# Post Fidel: DCs in Cuba?



## vivalour (Feb 19, 2008)

Tedpilot wrote: Destination Club in Cuba? 

Cuba is supposed to be a pretty nice place to enjoy. If they do manage to convert to a government that we're OK with then it will only be then that any DC would dare venture into the unknown. Having said that, it would be years before any of them take the plunge...too risky. Hopefully Cuba will accept capital input and tourism from the US and eventually become yet another warm playground for us all to enjoy.


----------



## vivalour (Feb 19, 2008)

Canada has had 62 years of formal diplomatic relations with Cuba, which is a popular and relatively inexpensive tourist destination for many Canadians. Neither Canada nor Europe have bought into the American trade embargo, now over 40 years old. So it's conceivable that a non-U.S.-based DC company might find Cuba interesting at some point.


----------



## johnmfaeth (Feb 19, 2008)

It would be a surprise if the US had any policy change under Raul Castro. 

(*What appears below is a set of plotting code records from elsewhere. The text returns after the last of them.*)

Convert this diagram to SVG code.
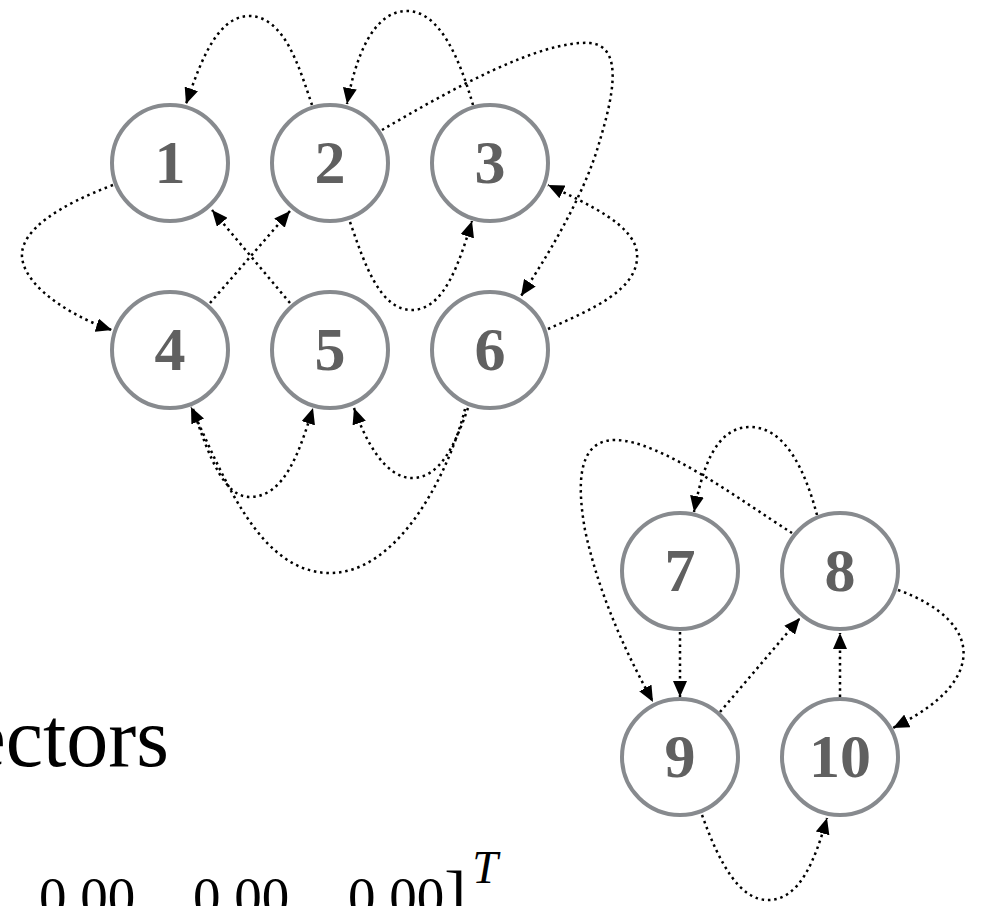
<svg xmlns="http://www.w3.org/2000/svg" width="983" height="906" viewBox="0 0 983 906">
<defs>
<marker id="arr" viewBox="0 0 16 14" refX="16" refY="7" markerWidth="16" markerHeight="14" markerUnits="userSpaceOnUse" orient="auto">
<path d="M0,0 L16,7 L0,14 z" fill="#000"/>
</marker>
<style>
.n circle{fill:#fff;stroke:#878a8e;stroke-width:4}
.n text{font-family:"Liberation Serif","Times New Roman",serif;font-weight:bold;font-size:62px;fill:#606060;text-anchor:middle}
.e path{fill:none;stroke:#000;stroke-width:2.5;stroke-dasharray:2.5 3.8;marker-end:url(#arr)}
.t{font-family:"Liberation Serif","Times New Roman",serif;fill:#000}
</style>
</defs>
<rect width="983" height="906" fill="#fff"/>
<g id="connectors" class="e">
<path d="M312,105 C300,70 285,16 249,16 C215,16 198,70 186,104"/>
<path d="M473,105 C460,60 440,11 407,11 C372,11 355,60 347,104"/>
<path d="M382,130 C450,90 540,40 590,43 C625,46 612,100 600,140 C585,195 545,260 521,296"/>
<path d="M548,329 C590,310 640,290 637,253 C634,225 590,205 548,185"/>
<path d="M113,185 C60,205 20,230 22,257 C25,290 80,320 112,330"/>
<path d="M290,303 L212,210"/>
<path d="M210,303 L290,211"/>
<path d="M350,222 C365,265 380,310 412,310 C445,310 460,260 472,221"/>
<path d="M468,408 C455,445 440,478 412,478 C385,478 365,440 354,408"/>
<path d="M465,409 C450,470 400,573 330,573 C260,573 225,480 191,407"/>
<path d="M193,409 C210,460 225,497 250,497 C285,497 300,450 313,408"/>
<path d="M817,515 C805,470 785,427 750,427 C715,427 702,470 694,512"/>
<path d="M792,533 C740,500 660,440 615,440 C575,440 578,490 585,530 C600,600 630,660 653,702"/>
<path d="M680,632 L680,697"/>
<path d="M720,712 L800,618"/>
<path d="M840,697 L840,633"/>
<path d="M898,590 C940,605 968,630 963,660 C958,690 925,712 893,728"/>
<path d="M702,815 C720,865 740,900 768,900 C800,900 815,860 827,818"/>
</g>
<g id="node1" class="n"><circle cx="170" cy="163" r="58"/><text x="170" y="183">1</text></g>
<g id="node2" class="n"><circle cx="330" cy="163" r="58"/><text x="330" y="183">2</text></g>
<g id="node3" class="n"><circle cx="490" cy="163" r="58"/><text x="490" y="183">3</text></g>
<g id="node4" class="n"><circle cx="170" cy="350" r="58"/><text x="170" y="370">4</text></g>
<g id="node5" class="n"><circle cx="330" cy="350" r="58"/><text x="330" y="370">5</text></g>
<g id="node6" class="n"><circle cx="490" cy="350" r="58"/><text x="490" y="370">6</text></g>
<g id="node7" class="n"><circle cx="680" cy="571" r="58"/><text x="680" y="591">7</text></g>
<g id="node8" class="n"><circle cx="840" cy="571" r="58"/><text x="840" y="591">8</text></g>
<g id="node9" class="n"><circle cx="680" cy="757" r="58"/><text x="680" y="777">9</text></g>
<g id="node10" class="n"><circle cx="840" cy="757" r="58"/><text x="840" y="777">10</text></g>
<text class="t" x="169" y="766" font-size="84" text-anchor="end">ectors</text>
<text class="t" x="39" y="915" font-size="55">0.00</text>
<text class="t" x="193" y="915" font-size="55">0.00</text>
<text class="t" x="348" y="915" font-size="55">0.00<tspan font-size="66" dy="1">]</tspan><tspan font-size="46" font-style="italic" dx="6" dy="-33">T</tspan></text>
</svg>
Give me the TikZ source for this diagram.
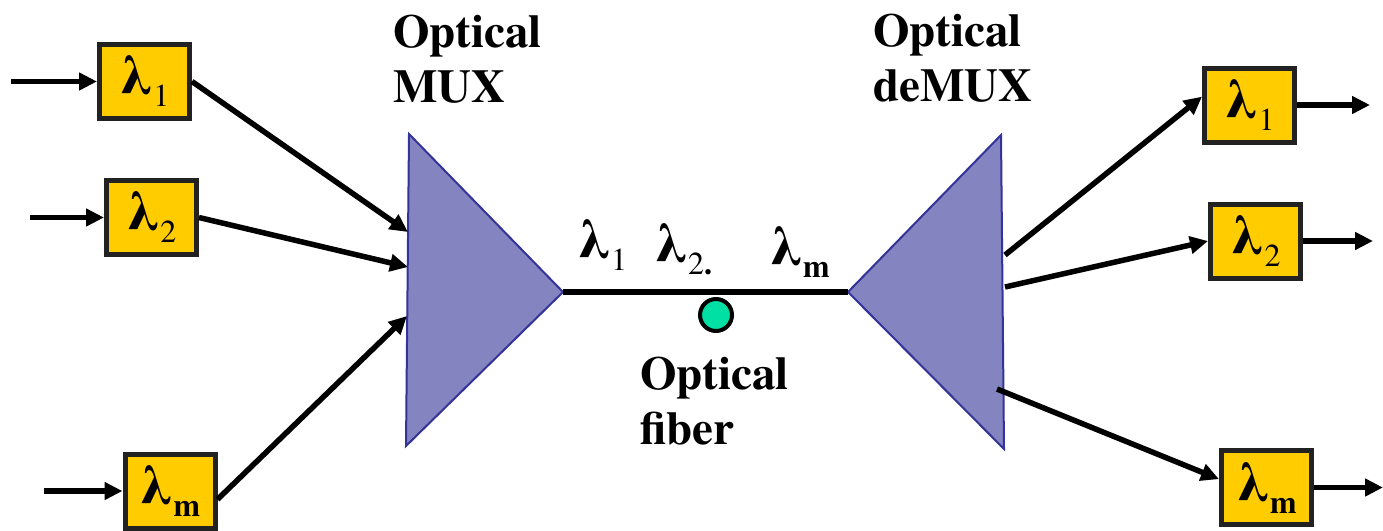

It's strange that timeshares in Cuba have not been built to date. They are a European invention after all and non-US tourism seems somewhat robust. Are DC's as popular with Europeans?


----------



## Fern Modena (Feb 20, 2008)

There was a stock company which was publicly traded in Canada, Leisure Canada (www.leisurecanada.com) who had plans awhile back to build timeshares in Cuba.  I don't know if they did this or not.  

Fern


----------



## Sherpa (Feb 20, 2008)

johnmfaeth said:


> ............. Are DC's as popular with Europeans?



There are several DCs that have started in Europe over the last couple of years. They are all based in either the UK or Ireland and none are as big as the main US based DCs. 

Most of the larger US based DCs do have a few members from Europe.

Cheers


----------